Caminar puede parecer el ejercicio más sencillo del mundo y, sin embargo, posee algunas dificultades un tanto sorprendentes, en particular cuando se le realiza como una actividad orientada a la contemplación, la reflexión o el disfrute de lo simple, estados para los que no siempre estamos dispuestos, máxime en esta época en que vivimos, tan llena de prisa, deber y sofisticaciones superfluas.
Los antiguos sabían que una buena caminata es capaz de aligerar el alma o al menos despejarla. Los pensamientos se avivan y a veces incluso las fuerzas se reponen. Caminar ayuda a que la mente vagabundee un poco, lo suficiente para ver la cercanía de ideas que se creía lejanas, por ejemplo, para fantasear o tan sólo para entregarse al pensar en cualquier cosa. Además, claro, cuando la caminata se realiza en un paisaje agradable al exterior, los sentidos se complacen en la belleza que los circunda, que puede ser natural –la de un bosque o una playa, digamos–, pero también la de esa particular artificialidad humana, de la que también formamos parte, y que puede expresarse en un jardín, un vecindario de arquitectura admirable o algún otro paisaje similar.

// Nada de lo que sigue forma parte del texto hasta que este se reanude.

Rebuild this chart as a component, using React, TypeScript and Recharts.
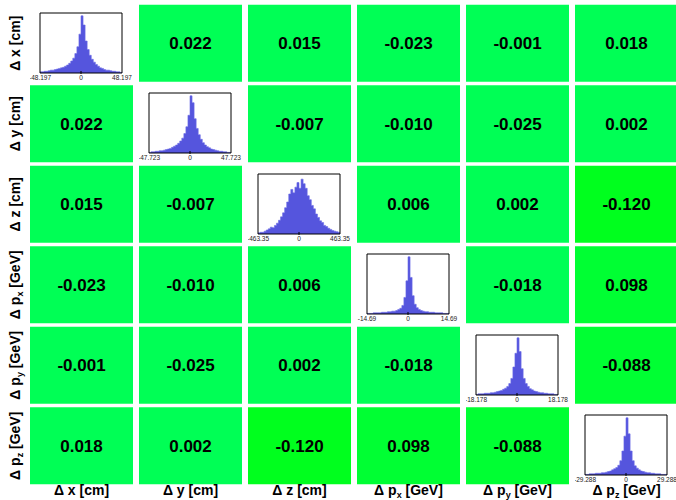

Entre los varios autores que han escrito sobre el caminar –entre otros, Rousseau, Thoreau o Nietzsche–, uno de de los más destacados es Ralph Waldo Emerson, el filósofo trascendentalista que encontró una intersección peculiar entre el intelecto y la naturaleza, en un tiempo y un lugar –los Estados Unidos de mediados y finales del siglo XIX– que en cierto sentido fueron también el amanecer de una época. De algún modo Emerson fue el gran cronista de esa aurora rodeada de la atmósfera de lo inédito.
En 1858, Emerson dictó una conferencia a la que tituló “Vida en el campo” (“Country Life”), misma que fue la lección inaugural de un curso ofrecido en la capilla Freeman Place de Boston.
Si bien en su disertación Emerson discurrió por varios temas, el eje en torno al cual gravitó fue el “exterior”, por así llamarlo, esto es, los grandes espacios naturales, el clima, la tierra, la diversidad de la vida… todo ello en relación con el ser humano, pues, después de todo, somos nosotros quienes podemos dar cuenta de ello con palabras, imágenes, clasificaciones y más.
Siguiendo esa línea argumentativa, en algún párrafo el autor recala en las caminatas, de las cuales no duda en decir: “Caminar es la mejor gimnasia para la mente”.
Con todo, como decíamos al inicio de este artículo, hasta cierto punto caminar implica más que el mero movimiento de los pies y del resto del cuerpo. Como señala Emerson más adelante en su conferencia, para caminar también son necesarios ciertos “requisitos” que se pueden o no tener desde un inicio pero que, en cualquier caso, es posible cultivar. Esto dice Emerson al respecto:
Muy pocas personas saben cómo salir a caminar. Las cualidades de un practicante son resistencia, ropa sencilla, zapatos viejos, ojo para la naturaleza, buen humor, vasta curiosidad, buena conversación, buen silencio y nada de más. Si alguien me dice que ama intensamente la naturaleza, sé, por supuesto, que no la ama. Los buenos observadores tienen los modales de los árboles y los animales, su paciente buen sentido, y si añaden palabras, es sólo porque éstas serán mejors que el silencio. Pero un cantante ruidoso, o un contador de historias, o un hablador vanidoso profanan el río y el bosque, y su compañía no es preferible a la de un perro.
El juicio de Emerson puede parecer severo o estricto, pero en varios sentidos es certero, sobre todo si sus palabras se consideran a la luz de una cierta alineación que el autor busca entre la caminata y los ritmos de la naturaleza, como si con esa intención se buscara redimir el hollar del pie humano sobre los reinos de lo natural.